In this part, you need to obtain the UART base address from the devicetree and use it to replace the hardcoded value used in Lab 1. The base address can be found in the reg property at the path /soc/serial for OrangePi RV2 and /soc/uart for QEMU.

Note

QEMU will automatically generate a .dtb file, you can get it with the option -machine virt,dumpdtb=qemu.dtb. You can also run dtc qemu.dtb -o qemu.dts to get the .dts file for easier reading.

Basic Exercise 3 - Initial Ramdisk - 35%#

We haven’t implemented any filesystem and storage driver code yet, so we can’t load anything from the SD card using your kernel. Another approach is loading user programs through the initial ramdisk.

An initial ramdisk (initrd) is a temporary root file system loaded into memory during the boot process. It provides essential files and drivers needed to mount the actual root file system.

New ASCII Format Cpio Archive#

Cpio is a very simple archive format to pack directories and files. Each directory and file is recorded as a header followed by its pathname and content.

Cpio archive: [ header ] → [ filename ] → [ file data ]

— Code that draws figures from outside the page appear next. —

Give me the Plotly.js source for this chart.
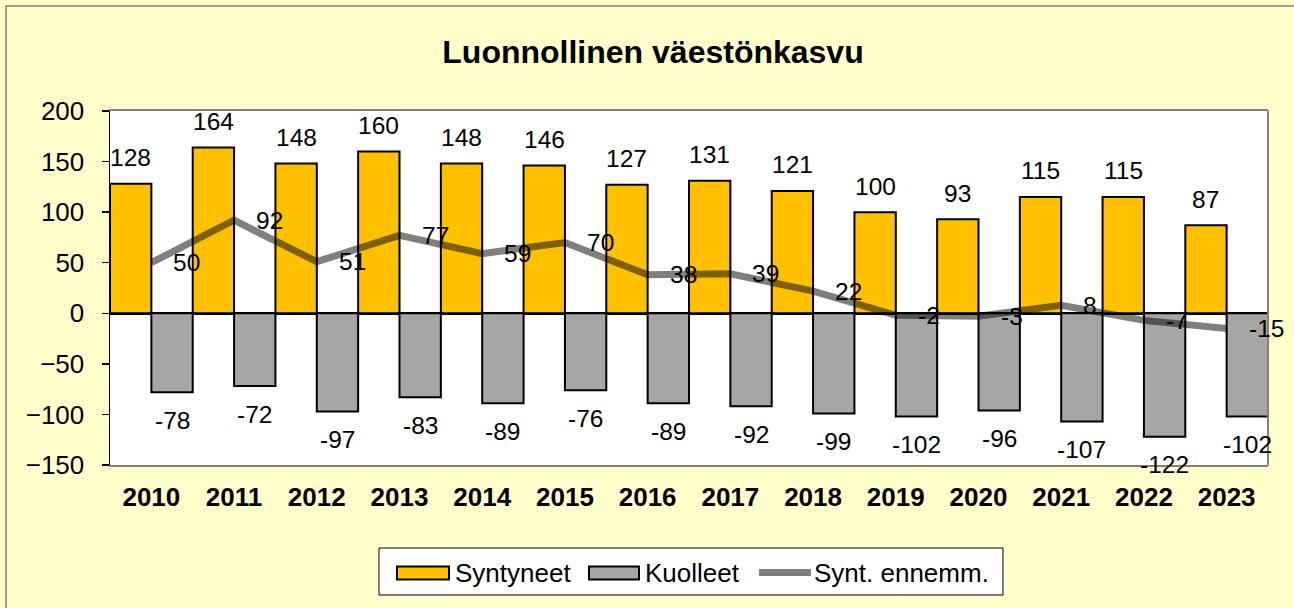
<!DOCTYPE html>
<html>
<head>
<meta charset="utf-8">
<script src="https://cdn.plot.ly/plotly-3.0.1.min.js"></script>
<style>html,body{margin:0;padding:0;background:#FFFFCC;}#chart{width:1294px;height:608px;}</style>
</head>
<body>
<div id="chart"></div>
<script>
const years = ['2010','2011','2012','2013','2014','2015','2016','2017','2018','2019','2020','2021','2022','2023'];
const syntyneet = [128,164,148,160,148,146,127,131,121,100,93,115,115,87];
const kuolleet = [-78,-72,-97,-83,-89,-76,-89,-92,-99,-102,-96,-107,-122,-102];
const syntEnnemm = [50,92,51,77,59,70,38,39,22,-2,-3,8,-7,-15];
const seriesNames = ['Syntyneet','Kuolleet','Synt. ennemm.'];
const yTicks = [-150,-100,-50,0,50,100,150,200];

const FONT = 'Liberation Sans, Arial, sans-serif';
const W = 1294, H = 608, ML = 110, MR = 26, MT = 111, MB = 143;
const PW = W - ML - MR, PH = H - MT - MB;
const px = x => (x - ML) / PW;
const py = y => (H - MB - y) / PH;

const idx = years.map((_, i) => i);

const traces = [
  {type:'bar', name:seriesNames[0], x:idx, y:syntyneet,
   marker:{color:'#FFC000', line:{color:'#000', width:2}}, hoverinfo:'skip'},
  {type:'bar', name:seriesNames[1], x:idx, y:kuolleet,
   marker:{color:'#A6A6A6', line:{color:'#000', width:2}}, hoverinfo:'skip'},
  {type:'scatter', mode:'lines', name:seriesNames[2], x:idx, y:syntEnnemm,
   line:{color:'rgba(0,0,0,0.5)', width:7}, hoverinfo:'skip'}
];

const ann = [];
const lblFont = {family:FONT, size:24.5, color:'#000'};
idx.forEach(i => {
  ann.push({x:i-0.25, y:syntyneet[i], xref:'x', yref:'y', text:String(syntyneet[i]), showarrow:false,
            yanchor:'middle', xanchor:'center', yshift:26, font:lblFont});
  ann.push({x:i+0.25, y:kuolleet[i], xref:'x', yref:'y', text:String(kuolleet[i]), showarrow:false,
            yanchor:'middle', xanchor:'center', yshift:-28, font:lblFont});
  ann.push({x:i, y:syntEnnemm[i], xref:'x', yref:'y', text:String(syntEnnemm[i]), showarrow:false,
            yanchor:'middle', xanchor:'left', xshift:20, font:lblFont});
});

// custom legend
const legFont = {family:FONT, size:26, color:'#000'};
const legY = 573;
ann.push({x:px(453), y:py(legY), xref:'paper', yref:'paper', text:seriesNames[0], showarrow:false, xanchor:'left', yanchor:'middle', font:legFont});
ann.push({x:px(643), y:py(legY), xref:'paper', yref:'paper', text:seriesNames[1], showarrow:false, xanchor:'left', yanchor:'middle', font:legFont});
ann.push({x:px(812), y:py(legY), xref:'paper', yref:'paper', text:seriesNames[2], showarrow:false, xanchor:'left', yanchor:'middle', font:legFont});

const shapes = [
  // outer frame
  {type:'rect', xref:'paper', yref:'paper', x0:px(6), x1:px(1400), y0:py(700), y1:py(6),
   line:{color:'#808080', width:1.5}, fillcolor:'rgba(0,0,0,0)', layer:'above'},
  // right border of plot area
  {type:'line', xref:'paper', yref:'paper', x0:1, x1:1, y0:0, y1:1, line:{color:'#808080', width:2}, layer:'above'},
  // legend box
  {type:'rect', xref:'paper', yref:'paper', x0:px(379), x1:px(1003), y0:py(595), y1:py(548),
   line:{color:'#000', width:1}, fillcolor:'#FFFFFF', layer:'above'},
  {type:'rect', xref:'paper', yref:'paper', x0:px(397), x1:px(449), y0:py(579.5), y1:py(566.5),
   line:{color:'#000', width:2}, fillcolor:'#FFC000', layer:'above'},
  {type:'rect', xref:'paper', yref:'paper', x0:px(589), x1:px(639), y0:py(579.5), y1:py(566.5),
   line:{color:'#000', width:2}, fillcolor:'#A6A6A6', layer:'above'},
  {type:'line', xref:'paper', yref:'paper', x0:px(759), x1:px(811), y0:py(572.5), y1:py(572.5),
   line:{color:'#808080', width:7}, layer:'above'}
];

const layout = {
  width:W, height:H,
  margin:{l:ML, r:MR, t:MT, b:MB, pad:0},
  paper_bgcolor:'#FFFFCC', plot_bgcolor:'#FFFFFF',
  font:{family:FONT, color:'#000'},
  showlegend:false,
  barmode:'group', bargap:0, bargroupgap:0,
  title:{text:'Luonnollinen väestönkasvu', font:{family:FONT, size:32, weight:'bold', color:'#000'},
         xref:'container', yref:'container', x:653/W, y:1-52/H, xanchor:'center', yanchor:'middle'},
  xaxis:{range:[-0.5, years.length-0.5], tickvals:idx, ticktext:years, ticks:'',
         tickfont:{family:FONT, size:26, weight:'bold', color:'#000'}, ticklabelstandoff:8,
         showline:true, linecolor:'#808080', linewidth:2, mirror:true,
         showgrid:false, zeroline:false, fixedrange:true},
  yaxis:{range:[-150,200], tickvals:yTicks, ticks:'outside', ticklen:7, tickwidth:1.5, tickcolor:'#000',
         tickfont:{family:FONT, size:26, color:'#000'}, ticklabelstandoff:12,
         showline:true, linecolor:'#000', linewidth:1.5,
         zeroline:true, zerolinecolor:'#000', zerolinewidth:2.5,
         showgrid:false, fixedrange:true},
  yaxis2:{range:[-150,200], tickvals:yTicks, overlaying:'y', side:'left', anchor:'x',
          ticks:'inside', ticklen:8, tickwidth:1.5, tickcolor:'#000', showticklabels:false,
          showline:false, zeroline:false, showgrid:false, fixedrange:true},
  annotations:ann,
  shapes:shapes
};

Plotly.newPlot('chart', traces, layout, {staticPlot:true, displayModeBar:false});
</script>
</body>
</html>
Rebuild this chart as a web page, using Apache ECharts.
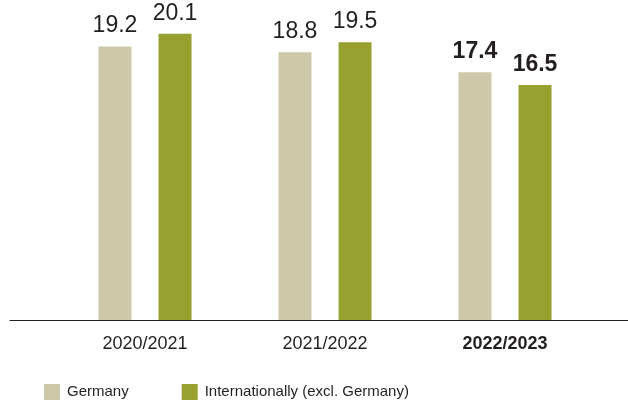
<!DOCTYPE html>
<html>
<head>
<meta charset="utf-8">
<script src="https://cdn.jsdelivr.net/npm/echarts@6/dist/echarts.min.js"></script>
<style>
  html, body { margin: 0; padding: 0; background: #fff; }
  #chart { width: 628px; height: 402px; }
</style>
</head>
<body>
<div id="chart"></div>
<script>
// Fiscal years shown on the category axis
const years = ['2020/2021', '2021/2022', '2022/2023'];
// Values per region
const germany = [19.2, 18.8, 17.4];
const international = [20.1, 19.5, 16.5];
// Series names for the legend
const seriesNames = ['Germany', 'Internationally (excl. Germany)'];

const FONT = '"Liberation Sans", Arial, Helvetica, sans-serif';
const TEXT = '#231f20';
const CURRENT = years.length - 1; // latest year is emphasised in bold

const valueLabel = {
  show: true,
  position: 'top',
  distance: 9,
  fontFamily: FONT,
  fontSize: 23,
  color: TEXT,
  formatter: p => p.value.toFixed(1),
};

function toData(values) {
  return values.map((v, i) => ({
    value: v,
    label: i === CURRENT ? { fontWeight: 'bold' } : {},
  }));
}

const chart = echarts.init(document.getElementById('chart'), null, { renderer: 'canvas' });

chart.setOption({
  animation: false,
  backgroundColor: '#ffffff',
  grid: [
    { left: 55, right: 33, top: 6.7, bottom: 82 },
    { left: 10, right: 0, top: 6.7, bottom: 82 },
  ],
  legend: {
    left: 39,
    top: 379,
    itemWidth: 16,
    itemHeight: 16,
    itemGap: 53,
    icon: 'rect',
    data: seriesNames,
    textStyle: { fontFamily: FONT, fontSize: 15, color: TEXT, padding: [0, 0, 0, 2] },
  },
  xAxis: [
    {
      type: 'category',
      gridIndex: 0,
      data: years,
      axisLine: { show: false },
      axisTick: { show: false },
      axisLabel: {
        margin: 15,
        fontFamily: FONT,
        fontSize: 18,
        color: TEXT,
        formatter: (v) => (v === years[CURRENT] ? '{b|' + v + '}' : v),
        rich: { b: { fontFamily: FONT, fontSize: 18, fontWeight: 'bold', color: TEXT } },
      },
    },
    {
      // full-width baseline
      type: 'value',
      gridIndex: 1,
      min: 0,
      max: 1,
      axisLine: { show: true, onZero: false, lineStyle: { color: TEXT, width: 1.2 } },
      axisTick: { show: false },
      axisLabel: { show: false },
      splitLine: { show: false },
    },
  ],
  yAxis: [
    { type: 'value', gridIndex: 0, min: 0, max: 22, show: false, splitLine: { show: false } },
    { type: 'value', gridIndex: 1, min: 0, max: 22, show: false, splitLine: { show: false } },
  ],
  series: [
    {
      name: seriesNames[0],
      type: 'bar',
      xAxisIndex: 0,
      yAxisIndex: 0,
      data: toData(germany),
      barWidth: 33,
      barGap: '82%',
      itemStyle: { color: '#ccc8a9' },
      label: valueLabel,
    },
    {
      name: seriesNames[1],
      type: 'bar',
      xAxisIndex: 0,
      yAxisIndex: 0,
      data: toData(international),
      barWidth: 33,
      barGap: '82%',
      itemStyle: { color: '#97a12f' },
      label: valueLabel,
    },
  ],
});
</script>
</body>
</html>
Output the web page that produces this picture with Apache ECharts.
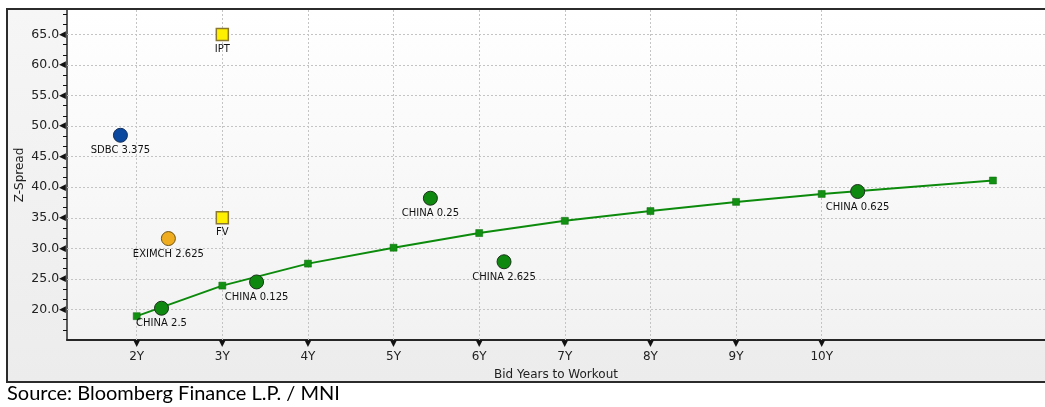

In Lab 2, you are going to use the New ASCII Format Cpio format to create a cpio archive. You can first create a rootfs directory and put all files you need inside it. Then, use the following commands to archive it.

cd rootfs
find . | cpio -o -H newc > ../initramfs.cpio
cd ..

This website has a detailed definition of how New ASCII Format Cpio Archive is structured. You should read it and implement a parser to read files in the archive. The New ASCII Format has its header format defined as follows:

struct cpio_newc_header {
    char c_magic[6];
    char c_ino[8];
    char c_mode[8];
    char c_uid[8];
    char c_gid[8];
    char c_nlink[8];
    char c_mtime[8];
    char c_filesize[8];
    char c_devmajor[8];
    char c_devminor[8];
    char c_rdevmajor[8];
    char c_rdevminor[8];
    char c_namesize[8];
    char c_check[8];
};

Warning

Please note that a NULL byte is appended to the pathname to ensure that the combined size of the fixed header and the pathname is a multiple of 4. Similarly, file data is also padded to align with a 4-byte boundary.

Loading Cpio Archive#

QEMU

Add the argument -initrd initramfs.cpio to QEMU.

OrangePi RV2

Modified kernel.its with ramdisk section (simplified)#
/dts-v1/;

/ {
    images {
         kernel { ... };
         fdt { ... };
         ramdisk {
             description = "Initial Ramdisk";
             data = /incbin/("initramfs.cpio");
             type = "ramdisk";
             arch = "riscv";
             os = "linux";
             compression = "none";
             load = <0x0 0x46100000>;
         };

    };
    configurations {
         default = "conf";
         conf {
             kernel = "kernel";
             fdt = "fdt";
             ramdisk = "ramdisk";
         };
    };
};

Initrd-related devicetree nodes and properties:

  • Node: /chosen

  • Property: linux,initrd-start, linux,initrd-end

The result would be like this:

../_images/ls_cat.png

Todo

Retrieve the initial ramdisk address with your devicetree in Basic Exercise 2. You must use the address to access the cpio archive dynamically. Hardcoded address is NOT allowed. Also, implement ls and cat commands in your shell to list and display the content of files in the loaded cpio archive.

Advanced Exercise#

Advanced Exercise - Bootloader Self-Relocation - 10%#

In Basic Exercise 1, we loaded the kernel to a high address to avoid overwriting the bootloader. A more robust approach is for the bootloader to relocate itself to an available region in memory, freeing up the standard entry point for the kernel.

Todo

Modify the bootloader to support self-relocation, moving it to an available region in memory. Then load the kernel to the standard entry point (0x00200000 on OrangePi RV2 / 0x80200000 on QEMU).

Note

When relocating the bootloader, ensure the destination region does not overlap with the devicetree or the initrd. You might need to adjust the linker script to handle the relocation process.